There will always be boundary issues. With Matt's list of stipulations, I would have no doubt stepped on at least one boundary per day. Unintentionally, but it was still a possibility. Who wants to deal with all the ins and outs in inadvertently stepping on boundaries? I simply do not see a healthy dynamic forming and to cling to that belief is foolish, IMHO. It was unhealthy for everyone involved, so I let her go. I also let go of that faith that it could ever be. I am not bitter. It is what it is. No sense in crying over spilled milk. I caused this, so I have no one to blame but myself. Like I tell my daughter, "Bad behaviour does not get rewarded." I am teaching myself a lesson. I will never be able to change if I do not get rid of strongholds and things that tempt me. Self-control is something I have to learn. It has nothing to do with him. He was surprised to learn that I had pulled the plug on any and all poly related sessions. I did not consult with him before making these two decisions. So no. I was not seeking praise.

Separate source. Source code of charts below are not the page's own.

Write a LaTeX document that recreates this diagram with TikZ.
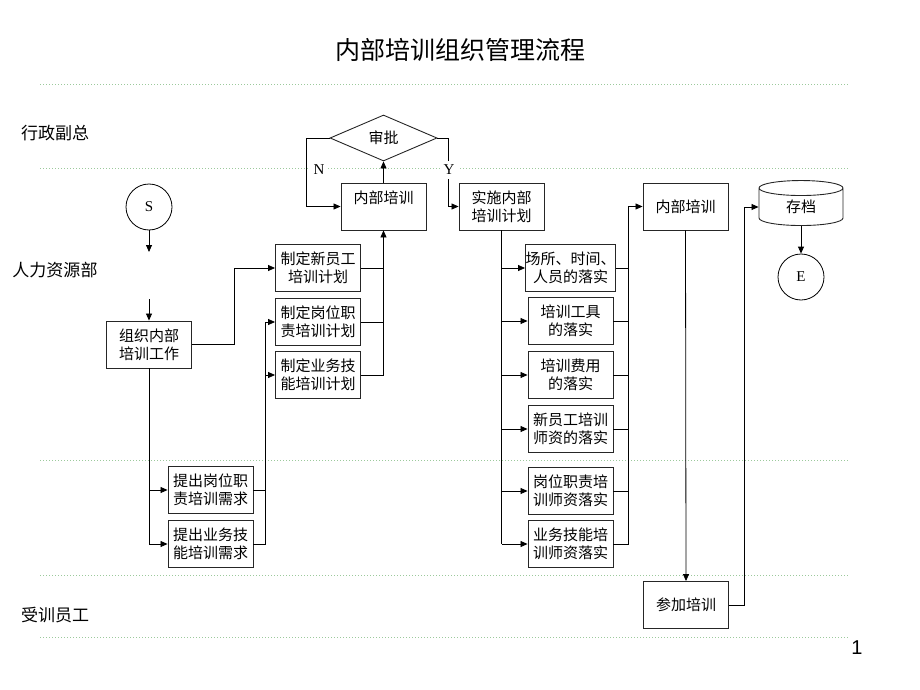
\documentclass[tikz,border=0pt]{standalone}
\usepackage{fontspec}
\setmainfont{Liberation Serif}
\newfontfamily\cjk{Noto Sans CJK SC}
\newfontfamily\pagefont{Liberation Sans}
\usetikzlibrary{arrows.meta,shapes.geometric}
\begin{document}
\begin{tikzpicture}[x=1pt,y=-1pt,
    box/.style={draw=black!85,line width=0.9pt,minimum width=85,minimum height=47,inner sep=0pt,align=center,font=\cjk\fontsize{15}{18}\selectfont},
    term/.style={draw,line width=0.8pt,circle,minimum size=46,inner sep=0pt,font=\fontsize{15}{18}\selectfont},
    flow/.style={line width=0.8pt,-{Triangle[length=7pt,width=6pt]}},
    lane/.style={draw=gray!70!green!60,line width=0.8pt,dash pattern=on 1pt off 2pt},
    lanename/.style={font=\cjk\fontsize{17}{20}\selectfont}]
    \useasboundingbox (0,0) rectangle (920,690);
    \node[font=\cjk\fontsize{25}{28}\selectfont] (title) at (460,50) {内部培训组织管理流程};
    \foreach \y in {84,168,460,575,637}
      \draw[lane] (40,\y) -- (849,\y);
    \node[lanename] (lane1) at (55,133) {行政副总};
    \node[lanename] (lane2) at (55,270) {人力资源部};
    \node[lanename] (lane3) at (55,615) {受训员工};
    \node[font=\pagefont\fontsize{20}{22}\selectfont] (page) at (857,648) {1};

    \node[box,diamond,aspect=2.3,minimum width=107,minimum height=46] (approve) at (383.5,138) {审批};
    \node[box] (train1) at (383.5,206.5) {内部培训\\\mbox{}};
    \node[box] (impl) at (501.5,206.5) {实施内部\\培训计划};
    \node[term] (start) at (149,207) {S};
    \node[box] (org) at (149,344.5) {组织内部\\培训工作};
    \node[box] (plan1) at (318,268) {制定新员工\\培训计划};
    \node[box] (plan2) at (318,322) {制定岗位职\\责培训计划};
    \node[box] (plan3) at (318,375) {制定业务技\\能培训计划};
    \node[box] (need1) at (210.5,490) {提出岗位职\\责培训需求};
    \node[box] (need2) at (210.5,544) {提出业务技\\能培训需求};
    \node[box] (r1) at (570.5,268) {场所、时间、\\人员的落实};
    \node[box] (r2) at (570.5,321) {培训工具\\的落实};
    \node[box] (r3) at (570.5,375) {培训费用\\的落实};
    \node[box] (r4) at (570.5,429) {新员工培训\\师资的落实};
    \node[box] (r5) at (570.5,491) {岗位职责培\\训师资落实};
    \node[box] (r6) at (570.5,544) {业务技能培\\训师资落实};
    \node[box] (train2) at (685.5,206.5) {内部培训};
    \node[box] (attend) at (686,605) {参加培训};
    \node[box,cylinder,shape border rotate=90,aspect=0.5,minimum width=84,minimum height=45] (archive) at (801,207) {存档};
    \node[term] (finish) at (801,277) {E};

    \coordinate (s1) at (149,252);
    \coordinate (s2) at (149,299);
    \draw[flow] (start.south) -- (s1);
    \draw[flow] (s2) -- (org.north);
    \draw[flow] (org.east) -- ++(42,0) |- (plan1.west);
    \draw[flow] (org.south) |- (need2.west);
    \draw[flow] (org.south |- need1.west) -- (need1.west);
    \coordinate (nj) at ([xshift=12]need2.east);
    \draw (need1.east) -- (need1.east -| nj);
    \draw[flow] (need2.east) -- (nj) |- (plan2.west);
    \draw[flow] (nj |- plan3.west) -- (plan3.west);
    \draw[flow] (plan3.east) -| (train1.south);
    \draw (plan1.east) -- (plan1.east -| train1.south);
    \draw (plan2.east) -- (plan2.east -| train1.south);
    \draw[flow] (train1.north) -- (approve.south);
    \draw[flow] (approve.west) -- ++(-23,0) |- (train1.west);
    \draw[flow] (approve.east) -- ++(11,0) |- (impl.west);
    \node[fill=white,inner sep=4pt,font=\fontsize{15}{18}\selectfont] (no) at (319,170) {N};
    \node[fill=white,inner sep=4pt,font=\fontsize{15}{18}\selectfont] (yes) at (449,170) {Y};
    \draw[line width=1.5pt] (impl.south) -- (impl.south |- r6.west);
    \foreach \i in {1,...,6}
      \draw[flow] (impl.south |- r\i.west) -- (r\i.west);
    \coordinate (rj) at ([xshift=15]r6.east);
    \draw[flow] (r6.east) -- (rj) |- (train2.west);
    \foreach \i in {1,...,5}
      \draw (r\i.east) -- (r\i.east -| rj);
    \draw[flow] (train2.south) -- (attend.north);
    \draw[flow] (attend.east) -- ++(15,0) |- (archive.west);
    \draw[flow] (archive.south) -- (finish.north);
\end{tikzpicture}
\end{document}
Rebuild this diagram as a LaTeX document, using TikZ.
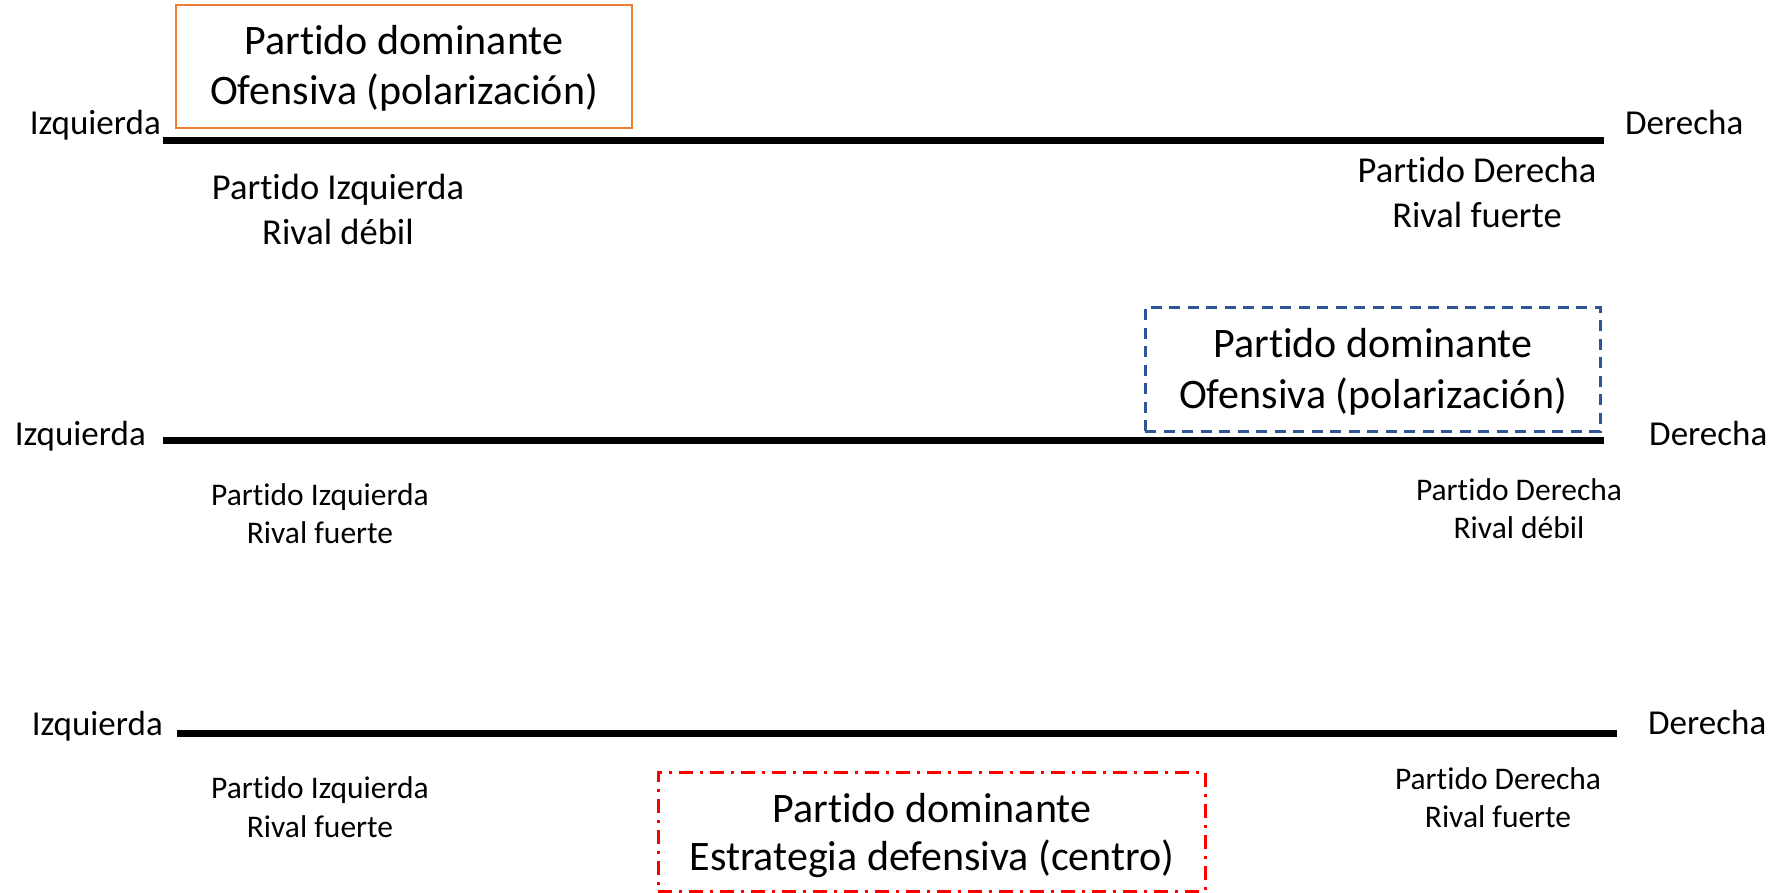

Words have power and the whole dry as someone's snatch was harsh. I don't like any kardashian's but DAMN!

Words do have power.

As someone who entered poly the wrong way, when I finally realized what an asshat I was with certain boundaries, I made the changes but not for praise and I sure as hell didn't get fireworks or dancing. I got incredulous or wary looks. Actions speak louder than words and he was waiting for actions, long term ones that showed real change, not just me saying what he'd been waiting months or years to hear.

Well, I have no other interests that require much of my attention now, so I have no choice but to change for the better. I have all the time in the world to work on myself. Especially if I take a three month break. I can give all of my attention and effort to fixing our marriage and working on myself.